A escolha das pessoas retratadas é feita em função do projecto. Há projectos desenvolvidos especificamente para um local, onde as pessoas são escolhidas em função da relação que têm com o mesmo, enquanto outros podem ter uma ligação com um projecto iniciado noutro local, recorrendo a imagens e retratos já trabalhados noutro sítio. Ou seja, há retratos que representam pessoas específicas em ligação com as comunidades ou locais onde estas habitam, há outros que representam pessoas de outros locais, sublinhando o contraste entre realidades locais e realidade globais, e outras ainda onde os retratos são compósitos criados a partir da fusão de várias imagens que também falam da aglutinação de identidades gerada pela globalização.

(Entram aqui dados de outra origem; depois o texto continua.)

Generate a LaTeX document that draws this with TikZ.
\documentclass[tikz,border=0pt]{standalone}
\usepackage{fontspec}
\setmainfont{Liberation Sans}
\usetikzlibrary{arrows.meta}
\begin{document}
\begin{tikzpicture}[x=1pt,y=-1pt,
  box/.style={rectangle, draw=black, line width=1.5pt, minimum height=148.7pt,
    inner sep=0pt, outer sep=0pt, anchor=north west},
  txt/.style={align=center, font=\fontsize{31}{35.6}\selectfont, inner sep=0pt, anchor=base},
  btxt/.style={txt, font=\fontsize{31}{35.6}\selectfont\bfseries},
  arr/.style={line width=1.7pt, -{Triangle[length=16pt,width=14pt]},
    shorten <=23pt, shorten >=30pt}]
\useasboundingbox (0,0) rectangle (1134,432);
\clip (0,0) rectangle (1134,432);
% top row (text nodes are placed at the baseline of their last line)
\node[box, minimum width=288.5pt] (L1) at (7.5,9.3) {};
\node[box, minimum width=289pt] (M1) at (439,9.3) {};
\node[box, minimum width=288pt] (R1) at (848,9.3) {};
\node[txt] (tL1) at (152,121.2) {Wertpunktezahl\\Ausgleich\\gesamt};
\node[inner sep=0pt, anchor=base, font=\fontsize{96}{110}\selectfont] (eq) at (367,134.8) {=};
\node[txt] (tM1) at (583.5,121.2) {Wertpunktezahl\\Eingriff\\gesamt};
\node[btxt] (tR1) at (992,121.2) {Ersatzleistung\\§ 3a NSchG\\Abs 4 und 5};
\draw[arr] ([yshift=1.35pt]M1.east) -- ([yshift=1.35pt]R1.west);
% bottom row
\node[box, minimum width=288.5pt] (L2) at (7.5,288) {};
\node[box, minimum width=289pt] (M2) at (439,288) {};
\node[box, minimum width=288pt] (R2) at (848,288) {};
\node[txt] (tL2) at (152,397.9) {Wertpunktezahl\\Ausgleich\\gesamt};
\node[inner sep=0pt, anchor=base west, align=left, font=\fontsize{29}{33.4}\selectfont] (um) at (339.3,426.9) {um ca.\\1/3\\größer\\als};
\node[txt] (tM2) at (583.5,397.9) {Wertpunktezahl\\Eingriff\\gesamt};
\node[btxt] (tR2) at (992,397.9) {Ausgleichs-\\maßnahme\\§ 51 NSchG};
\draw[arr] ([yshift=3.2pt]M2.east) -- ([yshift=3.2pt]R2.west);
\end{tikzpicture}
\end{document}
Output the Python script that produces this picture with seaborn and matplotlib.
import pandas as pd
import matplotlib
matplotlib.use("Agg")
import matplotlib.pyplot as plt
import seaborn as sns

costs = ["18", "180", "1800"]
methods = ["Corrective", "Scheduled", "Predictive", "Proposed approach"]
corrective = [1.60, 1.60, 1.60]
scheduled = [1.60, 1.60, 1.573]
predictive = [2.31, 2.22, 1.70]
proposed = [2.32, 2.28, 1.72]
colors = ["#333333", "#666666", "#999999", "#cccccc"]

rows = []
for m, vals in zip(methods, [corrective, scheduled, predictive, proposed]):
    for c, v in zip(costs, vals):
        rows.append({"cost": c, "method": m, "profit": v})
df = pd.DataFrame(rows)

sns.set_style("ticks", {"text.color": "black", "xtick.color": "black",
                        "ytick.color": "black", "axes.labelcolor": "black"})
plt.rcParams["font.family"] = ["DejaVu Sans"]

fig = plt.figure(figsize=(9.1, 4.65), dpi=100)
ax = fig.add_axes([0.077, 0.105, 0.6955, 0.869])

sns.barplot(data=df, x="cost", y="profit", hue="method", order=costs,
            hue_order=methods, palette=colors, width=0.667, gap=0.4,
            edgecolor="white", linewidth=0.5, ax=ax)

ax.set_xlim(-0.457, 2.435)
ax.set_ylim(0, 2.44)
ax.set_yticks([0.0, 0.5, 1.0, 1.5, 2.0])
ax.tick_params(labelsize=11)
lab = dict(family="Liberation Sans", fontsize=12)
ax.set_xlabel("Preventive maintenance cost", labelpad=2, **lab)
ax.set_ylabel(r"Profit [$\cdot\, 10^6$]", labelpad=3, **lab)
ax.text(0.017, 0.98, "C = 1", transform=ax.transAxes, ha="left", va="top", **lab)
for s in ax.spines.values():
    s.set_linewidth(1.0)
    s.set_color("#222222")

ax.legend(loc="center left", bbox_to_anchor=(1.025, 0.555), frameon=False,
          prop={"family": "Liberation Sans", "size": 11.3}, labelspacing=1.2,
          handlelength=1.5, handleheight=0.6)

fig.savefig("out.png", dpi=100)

Encontrou muitas pessoas sem identidade?
Não, apesar da crescente uniformização, por um lado, e alienação, por outro, a que assistimos nas sociedades urbanas contemporâneas, todas as pessoas têm a sua identidade, embora a identidade de umas possa ser mais visível do que a de outras. Muitos dos projectos que desenvolvo têm por objectivo ajudar a tornar visível aquilo que é invisível.
Qual é a parte mais difícil do seu trabalho?

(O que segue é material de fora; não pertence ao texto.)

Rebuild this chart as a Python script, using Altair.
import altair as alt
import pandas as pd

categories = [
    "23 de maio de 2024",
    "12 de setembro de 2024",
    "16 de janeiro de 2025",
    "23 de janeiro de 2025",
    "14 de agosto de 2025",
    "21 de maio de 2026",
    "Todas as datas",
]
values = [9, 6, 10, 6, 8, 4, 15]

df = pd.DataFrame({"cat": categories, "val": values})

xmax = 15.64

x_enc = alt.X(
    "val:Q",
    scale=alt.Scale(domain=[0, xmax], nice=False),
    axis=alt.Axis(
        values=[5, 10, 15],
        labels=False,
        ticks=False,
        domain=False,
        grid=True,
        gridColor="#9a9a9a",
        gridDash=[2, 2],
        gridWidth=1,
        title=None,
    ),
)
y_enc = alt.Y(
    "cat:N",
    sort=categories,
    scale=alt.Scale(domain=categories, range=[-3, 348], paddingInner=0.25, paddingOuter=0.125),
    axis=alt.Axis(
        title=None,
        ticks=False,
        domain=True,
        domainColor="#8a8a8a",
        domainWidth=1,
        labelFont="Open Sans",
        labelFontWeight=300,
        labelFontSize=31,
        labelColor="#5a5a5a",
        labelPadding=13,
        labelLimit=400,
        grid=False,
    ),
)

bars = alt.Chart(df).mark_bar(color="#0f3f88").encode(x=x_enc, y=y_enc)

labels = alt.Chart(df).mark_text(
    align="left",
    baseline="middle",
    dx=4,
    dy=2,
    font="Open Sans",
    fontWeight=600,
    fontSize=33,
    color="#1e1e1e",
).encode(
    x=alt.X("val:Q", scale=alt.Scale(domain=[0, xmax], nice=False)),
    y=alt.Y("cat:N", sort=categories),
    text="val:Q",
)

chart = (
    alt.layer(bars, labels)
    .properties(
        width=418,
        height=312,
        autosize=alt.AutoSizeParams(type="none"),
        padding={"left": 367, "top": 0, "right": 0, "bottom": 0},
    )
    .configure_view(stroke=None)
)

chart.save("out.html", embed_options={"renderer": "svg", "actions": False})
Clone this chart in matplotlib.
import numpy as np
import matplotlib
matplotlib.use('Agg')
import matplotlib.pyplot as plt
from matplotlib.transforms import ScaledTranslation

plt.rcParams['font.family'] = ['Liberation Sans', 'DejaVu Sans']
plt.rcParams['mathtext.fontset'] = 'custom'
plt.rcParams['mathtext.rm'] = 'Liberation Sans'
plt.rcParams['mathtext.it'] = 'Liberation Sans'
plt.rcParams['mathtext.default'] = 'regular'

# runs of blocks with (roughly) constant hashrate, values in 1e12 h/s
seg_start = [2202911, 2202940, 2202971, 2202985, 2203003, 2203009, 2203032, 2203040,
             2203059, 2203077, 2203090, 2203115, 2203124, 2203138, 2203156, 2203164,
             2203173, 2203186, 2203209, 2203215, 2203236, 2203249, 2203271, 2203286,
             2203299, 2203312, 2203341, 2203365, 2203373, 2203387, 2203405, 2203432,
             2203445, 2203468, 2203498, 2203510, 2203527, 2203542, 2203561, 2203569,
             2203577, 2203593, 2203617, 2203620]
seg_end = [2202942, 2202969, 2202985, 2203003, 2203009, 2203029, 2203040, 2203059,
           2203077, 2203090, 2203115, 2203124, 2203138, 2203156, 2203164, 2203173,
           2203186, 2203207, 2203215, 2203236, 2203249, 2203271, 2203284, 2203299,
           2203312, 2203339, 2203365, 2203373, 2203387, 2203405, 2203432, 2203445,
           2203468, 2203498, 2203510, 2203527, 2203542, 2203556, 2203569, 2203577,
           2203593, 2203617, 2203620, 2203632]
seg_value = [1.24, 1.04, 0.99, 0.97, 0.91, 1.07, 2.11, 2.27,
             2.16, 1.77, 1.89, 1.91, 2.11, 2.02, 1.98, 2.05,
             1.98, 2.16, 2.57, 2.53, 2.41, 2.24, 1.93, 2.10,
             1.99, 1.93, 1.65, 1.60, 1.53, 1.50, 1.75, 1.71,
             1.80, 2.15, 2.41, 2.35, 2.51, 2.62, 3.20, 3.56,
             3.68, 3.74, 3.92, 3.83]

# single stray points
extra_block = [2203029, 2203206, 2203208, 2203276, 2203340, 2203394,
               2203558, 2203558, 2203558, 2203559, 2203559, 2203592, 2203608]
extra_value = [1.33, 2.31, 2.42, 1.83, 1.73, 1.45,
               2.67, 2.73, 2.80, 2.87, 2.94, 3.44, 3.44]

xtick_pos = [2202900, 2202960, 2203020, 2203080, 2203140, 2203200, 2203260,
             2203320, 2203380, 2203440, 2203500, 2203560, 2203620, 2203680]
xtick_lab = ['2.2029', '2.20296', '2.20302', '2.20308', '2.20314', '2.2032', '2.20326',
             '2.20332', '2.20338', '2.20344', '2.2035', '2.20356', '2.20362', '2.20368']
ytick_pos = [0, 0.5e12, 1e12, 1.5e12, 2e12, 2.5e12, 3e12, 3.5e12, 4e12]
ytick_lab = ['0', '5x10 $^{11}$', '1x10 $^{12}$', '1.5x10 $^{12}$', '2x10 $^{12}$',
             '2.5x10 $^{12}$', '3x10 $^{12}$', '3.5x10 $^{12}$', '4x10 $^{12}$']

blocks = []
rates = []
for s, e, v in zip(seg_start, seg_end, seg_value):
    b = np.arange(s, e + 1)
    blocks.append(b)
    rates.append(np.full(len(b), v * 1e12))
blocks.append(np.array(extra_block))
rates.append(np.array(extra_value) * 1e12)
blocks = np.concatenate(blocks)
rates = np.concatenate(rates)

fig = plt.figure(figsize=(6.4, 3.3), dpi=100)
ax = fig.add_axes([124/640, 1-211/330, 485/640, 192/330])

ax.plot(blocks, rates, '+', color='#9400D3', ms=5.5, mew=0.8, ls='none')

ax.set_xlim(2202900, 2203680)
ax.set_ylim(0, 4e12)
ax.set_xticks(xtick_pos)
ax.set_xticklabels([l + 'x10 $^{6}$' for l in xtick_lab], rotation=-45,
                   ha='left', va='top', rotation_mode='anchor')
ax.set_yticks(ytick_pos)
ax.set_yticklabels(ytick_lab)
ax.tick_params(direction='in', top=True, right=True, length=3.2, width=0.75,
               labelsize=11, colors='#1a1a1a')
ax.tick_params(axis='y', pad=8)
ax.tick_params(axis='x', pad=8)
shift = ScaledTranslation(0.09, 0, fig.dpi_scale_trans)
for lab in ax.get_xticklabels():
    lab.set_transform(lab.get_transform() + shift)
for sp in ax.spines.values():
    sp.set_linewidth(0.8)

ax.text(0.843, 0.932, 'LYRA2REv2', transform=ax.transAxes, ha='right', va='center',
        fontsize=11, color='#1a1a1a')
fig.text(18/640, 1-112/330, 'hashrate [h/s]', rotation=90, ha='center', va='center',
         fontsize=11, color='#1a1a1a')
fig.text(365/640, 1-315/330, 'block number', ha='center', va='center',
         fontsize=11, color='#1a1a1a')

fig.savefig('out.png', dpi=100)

As entrevistas! O desenvolvimento de uma peça pode oferecer muitas dificuldades em termos de meios ou logística, mas depois explicá-la de forma adequada em poucas linhas parece-me muito mais difícil.

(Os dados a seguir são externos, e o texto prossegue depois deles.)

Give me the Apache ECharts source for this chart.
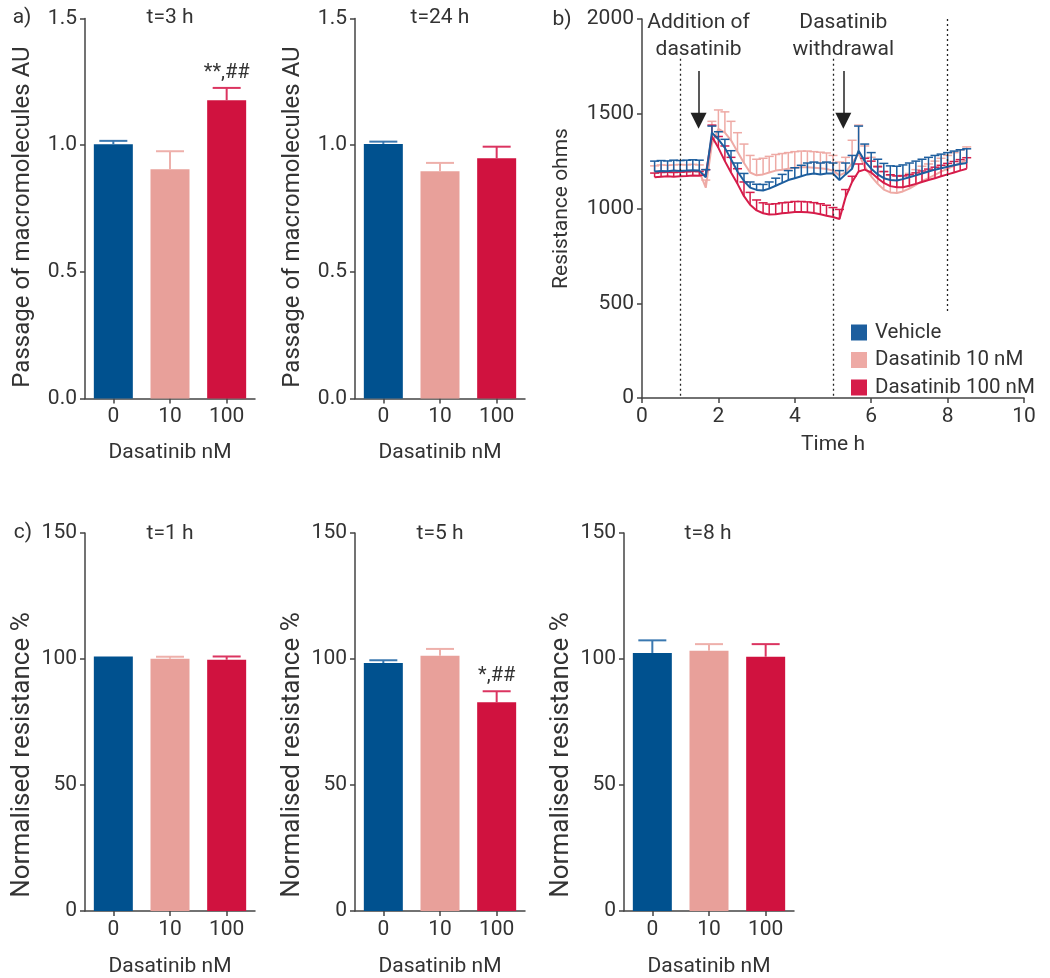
<!DOCTYPE html>
<html><head><meta charset="utf-8">
<script src="https://cdn.jsdelivr.net/npm/echarts@6/dist/echarts.min.js"></script>
<style>html,body{margin:0;padding:0;background:#fff}#c{width:1050px;height:978px}</style>
</head><body><div id="c"></div>
<script>
// ---------- DATA ----------
const doses = ['0', '10', '100'];
const seriesNames = ['Vehicle', 'Dasatinib 10 nM', 'Dasatinib 100 nM'];

// panel a: passage of macromolecules (AU)
const passage3h = [1.004, 0.905, 1.177];
const passage3hErr = [0.013, 0.071, 0.049];
const passage3hSig = ['', '', '**,##'];
const passage24h = [1.005, 0.897, 0.948];
const passage24hErr = [0.009, 0.033, 0.046];
const passage24hSig = ['', '', ''];

// panel c: normalised resistance (%)
const norm1h = [101.0, 100.1, 99.7];
const norm1hErr = [0, 0.8, 1.3];
const norm1hSig = ['', '', ''];
const norm5h = [98.4, 101.3, 82.8];
const norm5hErr = [1.1, 2.7, 4.4];
const norm5hSig = ['', '', '*,##'];
const norm8h = [102.4, 103.3, 100.9];
const norm8hErr = [5.0, 2.6, 5.0];
const norm8hSig = ['', '', ''];

// panel b: resistance (ohms) over time (h)
const timeH = [0.33,0.5,0.67,0.83,1,1.17,1.33,1.5,1.67,1.83,
  2,2.17,2.33,2.5,2.67,2.83,
  3,3.17,3.33,3.5,3.67,3.83,
  4,4.17,4.33,4.5,4.67,4.83,
  5,5.17,5.33,5.5,5.67,5.83,
  6,6.17,6.33,6.5,6.67,6.83,
  7,7.17,7.33,7.5,7.67,7.83,
  8,8.17,8.33,8.5];
const vehicleMean = [1195,1198,1196,1200,1198,1200,1202,1200,1165,1400,
  1365,1320,1260,1195,1145,1110,
  1098,1095,1105,1120,1135,1150,
  1160,1170,1180,1185,1180,1185,
  1185,1150,1180,1210,1305,1250,
  1210,1180,1160,1150,1148,1155,
  1165,1175,1185,1195,1205,1212,
  1220,1228,1235,1240];
const vehicleErr = [55,55,55,55,55,55,55,55,40,35,
  40,45,45,45,40,30,
  30,32,35,40,45,50,
  55,58,60,60,60,60,
  55,50,60,70,130,90,
  85,80,78,75,75,75,
  75,75,75,75,75,75,
  75,75,75,75];
const dasa10Mean = [1190,1195,1193,1195,1197,1195,1198,1195,1110,1340,
  1420,1400,1360,1300,1240,1190,
  1175,1180,1190,1200,1205,1210,
  1215,1218,1218,1215,1212,1208,
  1200,1175,1190,1240,1290,1220,
  1170,1130,1100,1085,1082,1090,
  1105,1125,1145,1160,1178,1195,
  1210,1225,1240,1255];
const dasa10Err = [35,35,35,35,35,35,35,35,40,120,
  100,110,100,100,100,90,
  85,85,85,85,85,85,
  85,85,85,85,85,85,
  80,70,80,120,150,110,
  100,95,95,90,90,85,
  80,80,78,75,72,70,
  70,70,70,70];
const dasa100Mean = [1165,1168,1170,1168,1170,1172,1174,1173,1180,1380,
  1320,1250,1190,1130,1065,1020,
  990,975,968,970,975,978,
  982,982,980,976,970,962,
  955,945,1060,1140,1195,1205,
  1190,1160,1135,1118,1112,1112,
  1120,1130,1140,1150,1160,1170,
  1180,1190,1200,1210];
const dasa100Err = [22,22,22,22,22,22,22,22,25,60,
  60,80,80,80,75,65,
  55,55,55,55,55,55,
  55,55,55,55,55,55,
  50,50,40,30,40,60,
  60,60,60,60,60,60,
  58,58,58,58,58,58,
  58,58,58,58];
const eventTimes = [1, 5, 8];
const arrowTimes = [1.48, 5.27];
const arrowLabels = ['Addition of\ndasatinib', 'Dasatinib\nwithdrawal'];

// ---------- STYLE ----------
const FONT = 'Roboto';
const FS = 21;
const TXT = '#333';
const AX = '#444';
const barColors = ['#00518f', '#e8a09a', '#d0123f'];
const errColors = ['#3a78b0', '#eeb0ab', '#db3460'];
const lineColors = ['#1d5e9e', '#eeaaa5', '#d61c4a'];

const grid = [], xAxis = [], yAxis = [], series = [], graphic = [];

function axisCommon() {
  return {
    axisLine: {show: true, lineStyle: {color: AX, width: 1.5}},
    axisTick: {show: true, length: 5, lineStyle: {color: AX, width: 1.5}},
    axisLabel: {color: TXT, fontSize: FS, fontFamily: FONT},
    splitLine: {show: false},
    nameTextStyle: {color: TXT, fontSize: FS, fontFamily: FONT}
  };
}

function barPanel(left, top, vals, errs, sig, yMax, yInt, digits, yName, xGap, yNameSize, yNameShift) {
  const i = grid.length;
  grid.push({left: left, top: top, width: 170, height: 380});
  xAxis.push(Object.assign(axisCommon(), {
    gridIndex: i, type: 'category', data: doses, boundaryGap: true,
    name: 'Dasatinib nM', nameLocation: 'middle', nameGap: xGap,
    axisTick: {show: true, alignWithLabel: true, length: 5, lineStyle: {color: AX, width: 1.5}}
  }));
  const ya = axisCommon();
  ya.axisLabel.formatter = v => v.toFixed(digits);
  ya.axisLabel.margin = 8;
  ya.nameTextStyle = {color: TXT, fontSize: yNameSize, fontFamily: FONT, padding: [0, yNameShift * 2, 0, 0]};
  yAxis.push(Object.assign(ya, {
    gridIndex: i, type: 'value', min: 0, max: yMax, interval: yInt,
    name: yName, nameLocation: 'middle', nameGap: 50
  }));
  series.push({
    type: 'bar', xAxisIndex: i, yAxisIndex: i, barWidth: 39, silent: true,
    data: vals.map((v, k) => ({value: v, itemStyle: {color: barColors[k]}}))
  });
  series.push({
    type: 'custom', xAxisIndex: i, yAxisIndex: i, silent: true, z: 3,
    data: vals.map((v, k) => [k, v, errs[k]]),
    renderItem: function (params, api) {
      const k = params.dataIndex;
      const x = api.value(0), m = api.value(1), e = api.value(2);
      const p0 = api.coord([x, m]), p1 = api.coord([x, m + e]);
      const ch = [];
      if (e > 0) {
        ch.push({type: 'line', shape: {x1: p0[0], y1: p0[1], x2: p1[0], y2: p1[1]}, style: {stroke: errColors[k], lineWidth: 2}});
        ch.push({type: 'line', shape: {x1: p1[0] - 14, y1: p1[1], x2: p1[0] + 14, y2: p1[1]}, style: {stroke: errColors[k], lineWidth: 2}});
      }
      if (sig[k]) {
        ch.push({type: 'text', style: {text: sig[k], x: p1[0], y: p1[1] - 5, align: 'center', verticalAlign: 'bottom',
          fill: TXT, fontSize: FS - 1, fontFamily: FONT}});
      }
      return {type: 'group', children: ch};
    }
  });
}

barPanel(85, 18.5, passage3h, passage3hErr, passage3hSig, 1.5, 0.5, 1, 'Passage of macromolecules AU', 44, 24, 8.5);
barPanel(355, 18.5, passage24h, passage24hErr, passage24hSig, 1.5, 0.5, 1, 'Passage of macromolecules AU', 44, 24, 8.5);
barPanel(85, 533, norm1h, norm1hErr, norm1hSig, 150, 50, 0, 'Normalised resistance %', 45, 26, 33);
barPanel(355, 533, norm5h, norm5hErr, norm5hSig, 150, 50, 0, 'Normalised resistance %', 45, 26, 33);
barPanel(624, 533, norm8h, norm8hErr, norm8hSig, 150, 50, 0, 'Normalised resistance %', 45, 26, 33);

// panel b
const bi = grid.length;
grid.push({left: 642, top: 19, width: 382, height: 379});
xAxis.push(Object.assign(axisCommon(), {
  gridIndex: bi, type: 'value', min: 0, max: 10, interval: 2,
  name: 'Time h', nameLocation: 'middle', nameGap: 36
}));
const yb = axisCommon();
yb.axisLabel.margin = 8;
yb.axisLabel.formatter = v => String(v);
yAxis.push(Object.assign(yb, {
  gridIndex: bi, type: 'value', min: 0, max: 2000, interval: 500,
  name: 'Resistance ohms', nameLocation: 'middle', nameGap: 70
}));

function errRender(color) {
  return function (params, api) {
    const x = api.value(0), m = api.value(1), e = api.value(2);
    const p0 = api.coord([x, m]), p1 = api.coord([x, m + e]);
    return {type: 'group', children: [
      {type: 'line', shape: {x1: p0[0], y1: p0[1], x2: p1[0], y2: p1[1]}, style: {stroke: color, lineWidth: 1.5}},
      {type: 'line', shape: {x1: p1[0] - 4.5, y1: p1[1], x2: p1[0] + 4.5, y2: p1[1]}, style: {stroke: color, lineWidth: 1.5}}
    ]};
  };
}

const bData = [
  {name: seriesNames[1], mean: dasa10Mean, err: dasa10Err, color: lineColors[1], z: 2},
  {name: seriesNames[2], mean: dasa100Mean, err: dasa100Err, color: lineColors[2], z: 3},
  {name: seriesNames[0], mean: vehicleMean, err: vehicleErr, color: lineColors[0], z: 4}
];
bData.forEach(s => {
  series.push({
    type: 'custom', name: s.name + ' SEM', xAxisIndex: bi, yAxisIndex: bi, silent: true, z: s.z,
    data: timeH.map((t, k) => [t, s.mean[k], s.err[k]]),
    renderItem: errRender(s.color)
  });
  series.push({
    type: 'line', name: s.name, xAxisIndex: bi, yAxisIndex: bi, z: s.z, silent: true,
    data: timeH.map((t, k) => [t, s.mean[k]]),
    showSymbol: false, symbol: 'none',
    itemStyle: {color: s.color},
    lineStyle: {color: s.color, width: 2}
  });
});

// event lines (dotted) and arrows
series.push({
  type: 'line', xAxisIndex: bi, yAxisIndex: bi, data: [], silent: true,
  markLine: {
    silent: true, symbol: ['none', 'none'], animation: false,
    lineStyle: {type: [2, 3], color: '#222', width: 1.3},
    label: {show: false},
    data: [
      [{coord: [eventTimes[0], 1790]}, {coord: [eventTimes[0], 0]}],
      [{coord: [eventTimes[1], 1790]}, {coord: [eventTimes[1], 0]}],
      [{coord: [eventTimes[2], 2000]}, {coord: [eventTimes[2], 450]}]
    ]
  }
});
series.push({
  type: 'line', xAxisIndex: bi, yAxisIndex: bi, data: [], silent: true,
  markLine: {
    silent: true, symbol: ['none', 'triangle'], symbolSize: [16, 16], animation: false,
    lineStyle: {type: 'solid', color: '#222', width: 1.5},
    label: {show: true, position: 'start', distance: 8, color: TXT, fontSize: FS, fontFamily: FONT,
      lineHeight: 27, align: 'center'},
    data: arrowTimes.map((t, k) => [
      {coord: [t, 1726], label: {formatter: arrowLabels[k]}},
      {coord: [t, 1463]}
    ])
  }
});

// titles & panel letters
function txt(x, y, s) {
  graphic.push({type: 'text', x: x, y: y, style: {text: s, fill: TXT, fontSize: FS, fontFamily: FONT,
    align: 'center', verticalAlign: 'middle'}});
}
txt(22, 18, 'a)');
txt(562, 20, 'b)');
txt(23, 533, 'c)');
txt(170, 18, 't=3 h');
txt(440, 18, 't=24 h');
txt(170, 534, 't=1 h');
txt(440, 534, 't=5 h');
txt(708, 534, 't=8 h');

const chart = echarts.init(document.getElementById('c'), null, {renderer: 'canvas'});
chart.setOption({
  animation: false,
  backgroundColor: '#fff',
  textStyle: {fontFamily: FONT},
  grid: grid, xAxis: xAxis, yAxis: yAxis, series: series, graphic: graphic,
  legend: {
    data: seriesNames, icon: 'rect', orient: 'vertical', left: 846, top: 317,
    itemWidth: 16, itemHeight: 16, itemGap: 6.5,
    textStyle: {color: TXT, fontSize: 20.5, fontFamily: FONT, padding: [0, 0, 0, 3]},
    selectedMode: false
  }
});
</script></body></html>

Como português, conhece bem a realidade do seu país, como faz quando trabalha em outras cidades? Como consegue captar tanta sensibilidade nos rostos?
Parto do mesmo princípio. Faço alguma pesquisa antes de chegar ao local, que é depois complementada com pesquisa no mesmo. O local dá um fundamento importante ao trabalho, mas este tem essencialmente uma dimensão local e uma dimensão global. A dimensão local é dada através da realidade onde é realizado, ou seja, há uma ligação estrutural forte com o meio onde cada peça é criada ou apresentada, uma ligação de contexto mas também de matéria e temática. Os temas específicos que exploro têm origem nessa cidade, os materiais também provêm desse contexto, as pessoas retratadas muitas vezes também, assim como as cores, os padrões e outros elementos gráficos que por vezes incluo nas peças. Tudo isto vem da pesquisa e das minhas observações no terreno. Depois cada um destes contextos e cada uma destas peças tem uma ligação com uma reflexão maior que se estende a todo o trabalho: uma ligação com a realidade global onde se inserem esses pequenos contextos, e uma leitura abrangente sobre a crescente homogeneização dos espaços urbanos à volta do mundo que se encontra a transformar as características outrora marcadamente únicas destas realidades locais.
Sente que a sociedade actual respeita a arte urbana ou esta ainda não ocupa o papel que merece dentro do mundo da arte?
Sinto que nos últimos anos tem havido uma crescente aceitação e interesse por parte do público que reflecte uma tendência muito interessante que tem contribuído para enquadrar e valorizar estas formas de intervenção no espaço público. Esta evolução tem sido muito positiva.
Acha que as pessoas têm medo de agir no espaço público? É preciso arriscar muito para pintar paredes ou comboios?
Sim, por um lado acho que há algum medo, mas por outro também alguma apatia. Para desenvolver projectos em grande escala, que são maioritariamente comissionados, não há risco, mas em termos de graffiti sim, o risco pode ser grande, mas é isso que se torna aliciante. Sem risco não seria o mesmo.
Em que cidade gostava de realizar um retrato?
São muitas, mas prefiro ir realizando projectos do que sonhá-los.
Ser um artista conhecido, fez-lhe mudar na forma de trabalhar? Sente mais pressão?
Talvez haja um aumento de responsabilidade, mas o modo de trabalhar e a relação com as peças, da atenção ao prazer, continuam essencialmente os mesmos. Sem querer retirar importância à dimensão que a obra tem ganho, a minha vida não tem mudado de forma significativa, quer em termos pessoais, quer em termos profissionais.
Também trabalha dentro do estúdio. Gosta de inventar muito?
Sim. O estúdio é uma espécie de laboratório onde consigo desenvolver várias experiências ao mesmo tempo. Esta sempre foi uma componente muito importante do trabalho, e uma das que me dá mais prazer. Gosto de mexer com os materiais, de arriscar, de ver até onde os consigo levar. É da experimentação que têm surgido muitos dos corpos de trabalho que tenho desenvolvido, incorporando aquilo que resulta e até mesmo erros e assimetrias que daí surgem. O facto de trabalhar em várias áreas e sobre vários suportes é expressão desse interesse. Cada suporte acaba depois por servir para veicular determinados conteúdos.
Agora que a sua obra é solicitada em muitos países, em que projetos anda a trabalhar?
Estou no processo de abrir um pequeno atelier em Hong Kong que irá servir para desenvolver no próximo ano três a quatro exposições em instituições, na Ásia, na Europa e, possivelmente, nos Estados Unidos. Para além disso, a prioridade será voltar à raiz do trabalho e voltar a desenvolver projectos com comunidades.